Normally I’m not a science person; it was totally my dreaded subject in high school (even more-so than math, if that’s possible). But on Sunday I was checking out the local Unitarian Universalist Church (they got a cool philosophy) and found out that they do a lecture every week with a different speaker on totally random topics. This Sunday an astronomy professor gave a talk on stars. I went in with Walt Whitman running through my head (“When I heard the learn’d astronomer; When the proofs, the figures, were ranged in columns before me… How soon, unaccountable, I became tired and sick…”). I love the stars, but talks on them seem to devolve into math with alarming regularity, and then I just get lost.

He was fascinating. I learned that the universe is 13.7 billion years old, that our sun (at 5 billion) is about half-way through it’s lifespan, that stars (which usually fuse hydrogen into helium to produce their heat), after their first death can have new life by fusing helium into other elements, and those elements into other elements… until stars make iron. Then they die for real. I learned that dark matter – which potentially 75% of the universe is composed of, and we don’t even know what it is – is pushing the universe further and further apart, so we likely won’t collapse back into another big bang like I’d been taught once upon a time. This sort of changes some of my meaning-of-life philosophy, but that’s OK; I’m flexible on our reason for existence.

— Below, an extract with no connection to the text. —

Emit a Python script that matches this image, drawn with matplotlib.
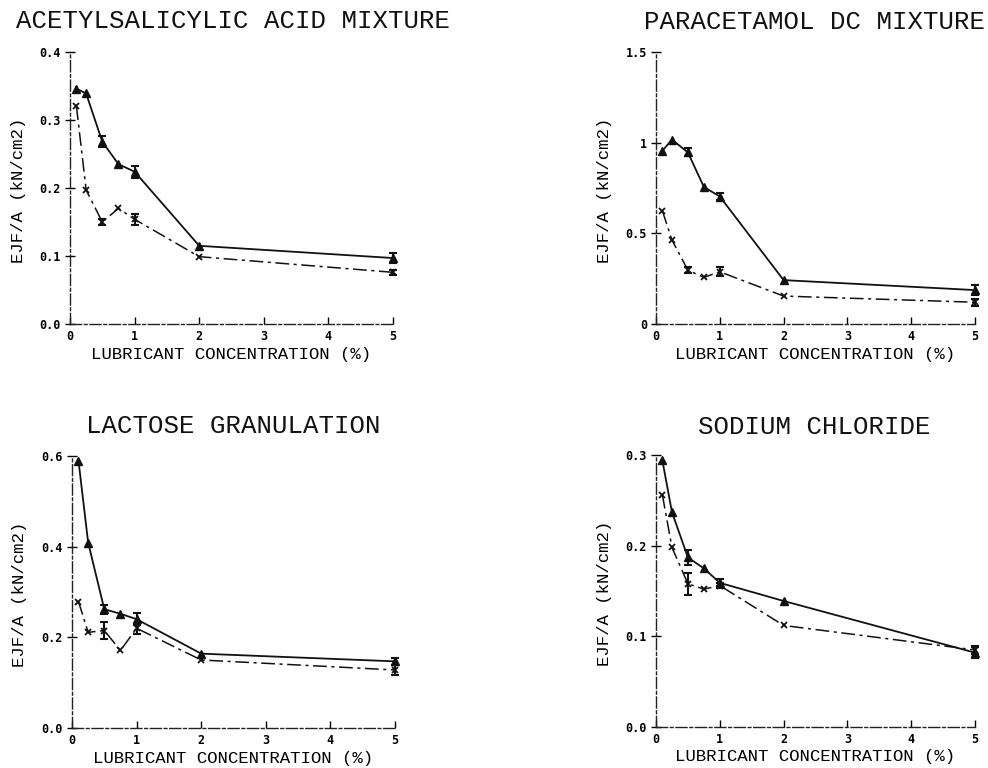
import matplotlib
matplotlib.use("Agg")
import matplotlib.pyplot as plt

# lubricant concentrations (%)
conc = [0.1, 0.25, 0.5, 0.75, 1, 2, 5]

# acetylsalicylic acid mixture
asa_tri = [0.346, 0.339, 0.268, 0.235, 0.224, 0.115, 0.097]
asa_tri_err = [0, 0, 0.008, 0, 0.009, 0, 0.008]
asa_crs = [0.320, 0.197, 0.150, 0.170, 0.154, 0.099, 0.076]
asa_crs_err = [0, 0, 0.005, 0, 0.008, 0, 0.004]

# paracetamol DC mixture
par_tri = [0.955, 1.017, 0.946, 0.756, 0.703, 0.242, 0.187]
par_tri_err = [0, 0, 0.022, 0, 0.017, 0, 0.028]
par_crs = [0.624, 0.463, 0.297, 0.257, 0.288, 0.154, 0.120]
par_crs_err = [0, 0, 0.018, 0, 0.024, 0, 0.020]

# lactose granulation
lac_tri = [0.590, 0.409, 0.262, 0.252, 0.240, 0.164, 0.147]
lac_tri_err = [0, 0, 0.010, 0, 0.013, 0, 0.008]
lac_crs = [0.279, 0.211, 0.215, 0.171, 0.220, 0.150, 0.128]
lac_crs_err = [0, 0, 0.018, 0, 0.012, 0, 0.010]

# sodium chloride
nacl_tri = [0.294, 0.237, 0.187, 0.175, 0.159, 0.139, 0.082]
nacl_tri_err = [0, 0, 0.008, 0, 0.004, 0, 0.006]
nacl_crs = [0.256, 0.198, 0.158, 0.152, 0.156, 0.112, 0.085]
nacl_crs_err = [0, 0, 0.012, 0, 0.003, 0, 0.004]

titles = ["ACETYLSALICYLIC ACID MIXTURE", "PARACETAMOL DC MIXTURE",
          "LACTOSE GRANULATION", "SODIUM CHLORIDE"]
yticks = [[0.0, 0.1, 0.2, 0.3, 0.4], [0, 0.5, 1, 1.5],
          [0.0, 0.2, 0.4, 0.6], [0.0, 0.1, 0.2, 0.3]]
ytick_labels = [["0.0", "0.1", "0.2", "0.3", "0.4"], ["0", "0.5", "1", "1.5"],
                ["0.0", "0.2", "0.4", "0.6"], ["0.0", "0.1", "0.2", "0.3"]]
xticks = [0, 1, 2, 3, 4, 5]
xlabel = "LUBRICANT CONCENTRATION (%)"
ylabel = "EJF/A (kN/cm2)"

panels = [
    (asa_tri, asa_tri_err, asa_crs, asa_crs_err),
    (par_tri, par_tri_err, par_crs, par_crs_err),
    (lac_tri, lac_tri_err, lac_crs, lac_crs_err),
    (nacl_tri, nacl_tri_err, nacl_crs, nacl_crs_err),
]

W, H = 988, 768
mono = "Liberation Mono"

# axes boxes in pixels: left, top, right, bottom
boxes = [(70, 52, 393, 324), (656, 52, 975, 324),
         (72, 456, 395, 728), (656, 455, 975, 727)]
title_pos = [(233, 21), (814, 22), (233, 426), (814, 427)]

fig = plt.figure(figsize=(W / 100, H / 100), dpi=100)

for i, (tri, tri_err, crs, crs_err) in enumerate(panels):
    l, t, r, b = boxes[i]
    ax = fig.add_axes([l / W, 1 - b / H, (r - l) / W, (b - t) / H])

    ax.plot(conc, tri, color="#111111", lw=1.3, ls="-", marker="^", ms=5.5,
            clip_on=False, zorder=3)
    ax.plot(conc, crs, color="#111111", lw=1.1, ls=(0, (9, 3, 2, 3)),
            marker="x", ms=5, mew=1.3, clip_on=False, zorder=3)

    # error bars only where they show in the figure
    for ys, es in ((tri, tri_err), (crs, crs_err)):
        ex = [c for c, e in zip(conc, es) if e > 0]
        ey = [y for y, e in zip(ys, es) if e > 0]
        ee = [e for e in es if e > 0]
        ax.errorbar(ex, ey, yerr=ee, fmt="none", ecolor="#111111",
                    elinewidth=1.5, capsize=3, capthick=1.5, clip_on=False,
                    zorder=4)

    ax.set_xlim(0, 5)
    ax.set_ylim(yticks[i][0], yticks[i][-1])
    ax.set_xticks(xticks)
    ax.set_xticklabels([str(v) for v in xticks])
    ax.set_yticks(yticks[i])
    ax.set_yticklabels(ytick_labels[i])

    for lab in ax.get_xticklabels() + ax.get_yticklabels():
        lab.set_family("DejaVu Sans Mono")
        lab.set_fontsize(8.5)
        lab.set_fontweight("bold")

    ax.tick_params(axis="x", direction="in", length=5, width=1, pad=4)
    ax.tick_params(axis="y", direction="inout", length=7, width=1, pad=3)

    for side in ("top", "right"):
        ax.spines[side].set_visible(False)
    for side in ("left", "bottom"):
        ax.spines[side].set_linestyle((0, (8, 2, 2, 2)))
        ax.spines[side].set_linewidth(1.0)
        ax.spines[side].set_color("#222222")

    ax.set_xlabel(xlabel, family=mono, fontsize=12.5, va="center")
    ax.xaxis.set_label_coords(0.5, -30 / (b - t))
    ax.set_ylabel(ylabel, family=mono, fontsize=12.5, va="center")
    ax.yaxis.set_label_coords(-52 / (r - l), 0.49)

    tx, ty = title_pos[i]
    fig.text(tx / W, 1 - ty / H, titles[i], family=mono, fontsize=18.5,
             ha="center", va="center", color="#111111")

fig.savefig("out.png", dpi=100, facecolor="white")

But most importantly of all, I learned that the universe didn’t have any carbon when it started. Carbon was created by stars and their fusion power, and spewed out into the universe when some of them went supernova (at least I think it was during supernovas; I know that stars made and spewed carbon). Life, at least as we know it, is made from carbon. You are made from carbon. So am I. So is your cat. And your houseplant. So if you think about it, we don’t need to wait to become stars, as promised in “I Sing the Body Electric”. We already are.

Baby Avery was frowning at me when I came over, and I told her that she was made of stars – science had proved it. She smiled an enormous smile and laughed. I think she already knew that, but it was a good reminder.

So, I leave you with a quote from Eben Harrell’s article for Time magazine titled: “Did a Time Traveling Bird Sabotage the Collider?” :

Particle physics has a long history of zany theories that turned out to be true. Niels Bohr, the doyen of modern physicists, often told a story about a horseshoe he kept over his country home in Tisvilde, Denmark. When asked whether he really thought it would bring good luck, he replied, “Of course not, but I’m told it works even if you don’t believe in it.”